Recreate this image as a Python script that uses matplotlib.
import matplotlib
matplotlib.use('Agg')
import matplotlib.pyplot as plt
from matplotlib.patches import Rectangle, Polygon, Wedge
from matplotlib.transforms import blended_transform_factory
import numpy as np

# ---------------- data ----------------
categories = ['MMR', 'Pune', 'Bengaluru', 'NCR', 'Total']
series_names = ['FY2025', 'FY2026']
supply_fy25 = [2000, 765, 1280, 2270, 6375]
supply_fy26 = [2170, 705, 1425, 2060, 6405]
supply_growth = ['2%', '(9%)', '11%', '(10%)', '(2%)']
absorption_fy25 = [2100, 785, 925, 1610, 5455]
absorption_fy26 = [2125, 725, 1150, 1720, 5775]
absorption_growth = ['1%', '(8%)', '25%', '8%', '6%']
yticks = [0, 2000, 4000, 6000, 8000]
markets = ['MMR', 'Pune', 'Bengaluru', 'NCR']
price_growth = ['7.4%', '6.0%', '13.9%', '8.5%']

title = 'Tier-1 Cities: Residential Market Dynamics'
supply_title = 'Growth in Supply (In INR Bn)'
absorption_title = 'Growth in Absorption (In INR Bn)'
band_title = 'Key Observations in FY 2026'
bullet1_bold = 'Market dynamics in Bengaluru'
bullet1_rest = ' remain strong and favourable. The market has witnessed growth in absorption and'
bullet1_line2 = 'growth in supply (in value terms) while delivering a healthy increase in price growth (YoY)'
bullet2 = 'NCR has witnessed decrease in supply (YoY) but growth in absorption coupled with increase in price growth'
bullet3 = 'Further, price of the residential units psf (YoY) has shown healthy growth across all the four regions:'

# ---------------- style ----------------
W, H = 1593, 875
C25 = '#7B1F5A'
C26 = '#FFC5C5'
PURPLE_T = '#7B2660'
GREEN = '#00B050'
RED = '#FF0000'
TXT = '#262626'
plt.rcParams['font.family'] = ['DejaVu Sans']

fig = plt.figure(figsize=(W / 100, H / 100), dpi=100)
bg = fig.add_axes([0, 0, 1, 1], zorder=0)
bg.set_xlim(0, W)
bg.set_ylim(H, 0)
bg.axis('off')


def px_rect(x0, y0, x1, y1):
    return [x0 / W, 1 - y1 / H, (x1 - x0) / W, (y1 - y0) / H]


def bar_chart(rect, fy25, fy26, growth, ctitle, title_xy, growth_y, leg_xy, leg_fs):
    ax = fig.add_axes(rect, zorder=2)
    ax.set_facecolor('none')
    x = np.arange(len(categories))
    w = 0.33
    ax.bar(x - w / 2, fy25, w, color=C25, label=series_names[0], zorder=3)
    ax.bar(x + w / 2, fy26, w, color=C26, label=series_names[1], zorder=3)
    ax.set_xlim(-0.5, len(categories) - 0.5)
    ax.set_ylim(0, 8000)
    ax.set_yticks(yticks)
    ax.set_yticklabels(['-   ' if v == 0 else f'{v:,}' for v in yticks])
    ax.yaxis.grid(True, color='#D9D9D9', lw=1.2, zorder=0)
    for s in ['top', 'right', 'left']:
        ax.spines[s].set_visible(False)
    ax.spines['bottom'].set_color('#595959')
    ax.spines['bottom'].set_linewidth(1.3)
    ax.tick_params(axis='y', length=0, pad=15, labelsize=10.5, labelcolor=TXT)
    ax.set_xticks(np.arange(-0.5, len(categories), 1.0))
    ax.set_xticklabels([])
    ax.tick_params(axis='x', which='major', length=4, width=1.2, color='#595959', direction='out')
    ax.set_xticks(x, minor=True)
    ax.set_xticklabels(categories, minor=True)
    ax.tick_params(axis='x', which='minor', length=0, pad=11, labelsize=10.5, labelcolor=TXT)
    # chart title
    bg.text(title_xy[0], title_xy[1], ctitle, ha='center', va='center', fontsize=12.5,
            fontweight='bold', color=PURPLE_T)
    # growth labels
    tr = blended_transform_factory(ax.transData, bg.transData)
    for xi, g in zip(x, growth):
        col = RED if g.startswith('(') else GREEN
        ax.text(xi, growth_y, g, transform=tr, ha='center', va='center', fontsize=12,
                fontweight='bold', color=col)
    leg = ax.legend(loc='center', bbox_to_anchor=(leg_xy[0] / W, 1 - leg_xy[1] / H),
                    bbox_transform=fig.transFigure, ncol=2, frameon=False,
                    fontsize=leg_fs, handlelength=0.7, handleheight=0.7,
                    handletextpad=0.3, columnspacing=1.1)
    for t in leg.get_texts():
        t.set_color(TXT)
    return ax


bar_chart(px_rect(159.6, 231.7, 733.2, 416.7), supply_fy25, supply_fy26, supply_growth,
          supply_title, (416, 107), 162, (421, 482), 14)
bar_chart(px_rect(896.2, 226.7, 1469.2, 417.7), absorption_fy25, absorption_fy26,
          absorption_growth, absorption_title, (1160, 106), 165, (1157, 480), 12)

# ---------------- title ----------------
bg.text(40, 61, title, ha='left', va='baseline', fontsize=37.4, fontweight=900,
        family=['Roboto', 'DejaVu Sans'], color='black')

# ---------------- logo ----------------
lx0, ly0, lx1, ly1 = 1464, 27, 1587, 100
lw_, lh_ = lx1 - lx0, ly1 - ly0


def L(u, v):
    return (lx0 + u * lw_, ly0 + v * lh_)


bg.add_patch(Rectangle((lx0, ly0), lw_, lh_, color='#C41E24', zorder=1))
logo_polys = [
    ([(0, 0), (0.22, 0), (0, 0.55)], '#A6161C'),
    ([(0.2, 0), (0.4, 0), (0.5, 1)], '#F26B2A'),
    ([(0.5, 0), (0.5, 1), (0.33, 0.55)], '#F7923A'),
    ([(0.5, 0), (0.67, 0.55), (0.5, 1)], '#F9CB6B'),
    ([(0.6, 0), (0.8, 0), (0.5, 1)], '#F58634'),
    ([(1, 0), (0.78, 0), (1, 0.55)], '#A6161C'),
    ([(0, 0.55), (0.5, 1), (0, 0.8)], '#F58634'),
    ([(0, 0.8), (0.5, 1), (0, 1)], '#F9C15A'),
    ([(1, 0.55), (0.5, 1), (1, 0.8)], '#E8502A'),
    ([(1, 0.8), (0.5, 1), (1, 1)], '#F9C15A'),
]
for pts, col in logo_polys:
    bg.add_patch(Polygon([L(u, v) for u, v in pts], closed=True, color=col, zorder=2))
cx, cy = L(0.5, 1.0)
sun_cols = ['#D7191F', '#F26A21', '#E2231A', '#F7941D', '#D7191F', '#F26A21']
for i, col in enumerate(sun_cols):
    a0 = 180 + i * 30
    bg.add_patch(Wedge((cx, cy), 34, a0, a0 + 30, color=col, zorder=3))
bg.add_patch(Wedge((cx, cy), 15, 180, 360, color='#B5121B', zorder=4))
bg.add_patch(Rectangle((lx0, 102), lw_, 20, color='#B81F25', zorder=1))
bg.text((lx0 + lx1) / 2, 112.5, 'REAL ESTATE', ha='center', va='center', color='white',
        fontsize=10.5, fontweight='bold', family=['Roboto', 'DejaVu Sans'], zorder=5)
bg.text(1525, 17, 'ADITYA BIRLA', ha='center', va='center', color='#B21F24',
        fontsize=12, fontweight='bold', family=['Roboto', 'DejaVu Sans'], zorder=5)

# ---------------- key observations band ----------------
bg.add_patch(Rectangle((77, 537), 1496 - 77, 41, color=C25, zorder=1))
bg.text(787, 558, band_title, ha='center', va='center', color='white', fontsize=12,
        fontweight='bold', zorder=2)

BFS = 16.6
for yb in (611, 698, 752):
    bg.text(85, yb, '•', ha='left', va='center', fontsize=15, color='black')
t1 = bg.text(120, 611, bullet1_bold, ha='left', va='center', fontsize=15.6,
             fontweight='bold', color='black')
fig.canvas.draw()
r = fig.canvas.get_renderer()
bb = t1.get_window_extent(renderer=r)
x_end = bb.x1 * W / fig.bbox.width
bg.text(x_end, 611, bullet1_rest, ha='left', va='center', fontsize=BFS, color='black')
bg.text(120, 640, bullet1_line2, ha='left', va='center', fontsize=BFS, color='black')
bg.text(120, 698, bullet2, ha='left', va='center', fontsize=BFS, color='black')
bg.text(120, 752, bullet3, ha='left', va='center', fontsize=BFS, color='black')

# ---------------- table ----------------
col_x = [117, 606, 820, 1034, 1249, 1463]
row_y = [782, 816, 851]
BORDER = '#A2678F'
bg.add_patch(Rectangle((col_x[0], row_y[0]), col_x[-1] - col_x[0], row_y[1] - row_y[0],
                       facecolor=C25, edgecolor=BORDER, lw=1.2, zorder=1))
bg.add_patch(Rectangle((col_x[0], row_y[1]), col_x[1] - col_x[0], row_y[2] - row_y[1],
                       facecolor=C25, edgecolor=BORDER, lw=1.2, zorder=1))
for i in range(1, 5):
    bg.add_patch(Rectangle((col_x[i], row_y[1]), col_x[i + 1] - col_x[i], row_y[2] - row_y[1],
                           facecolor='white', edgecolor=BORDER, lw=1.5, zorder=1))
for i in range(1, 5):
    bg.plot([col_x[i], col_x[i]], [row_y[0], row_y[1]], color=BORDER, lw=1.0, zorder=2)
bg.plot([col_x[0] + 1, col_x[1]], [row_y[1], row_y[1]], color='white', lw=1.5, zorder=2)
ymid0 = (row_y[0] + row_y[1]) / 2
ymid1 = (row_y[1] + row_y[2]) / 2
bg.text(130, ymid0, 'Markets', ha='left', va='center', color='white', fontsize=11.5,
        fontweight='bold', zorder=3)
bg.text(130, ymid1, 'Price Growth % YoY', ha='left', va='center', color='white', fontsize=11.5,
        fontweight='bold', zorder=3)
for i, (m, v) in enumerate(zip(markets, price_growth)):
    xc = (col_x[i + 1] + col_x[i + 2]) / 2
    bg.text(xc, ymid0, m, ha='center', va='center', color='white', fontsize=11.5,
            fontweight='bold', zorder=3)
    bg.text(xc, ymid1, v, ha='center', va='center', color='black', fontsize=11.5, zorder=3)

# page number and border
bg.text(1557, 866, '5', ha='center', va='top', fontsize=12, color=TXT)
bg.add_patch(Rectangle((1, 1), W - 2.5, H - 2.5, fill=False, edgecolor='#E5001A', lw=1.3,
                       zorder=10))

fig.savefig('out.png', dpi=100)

+---+

Instruction: Find the lines of the material that hold the word "matplotlib" and report their count alone.

Exercise solution: 6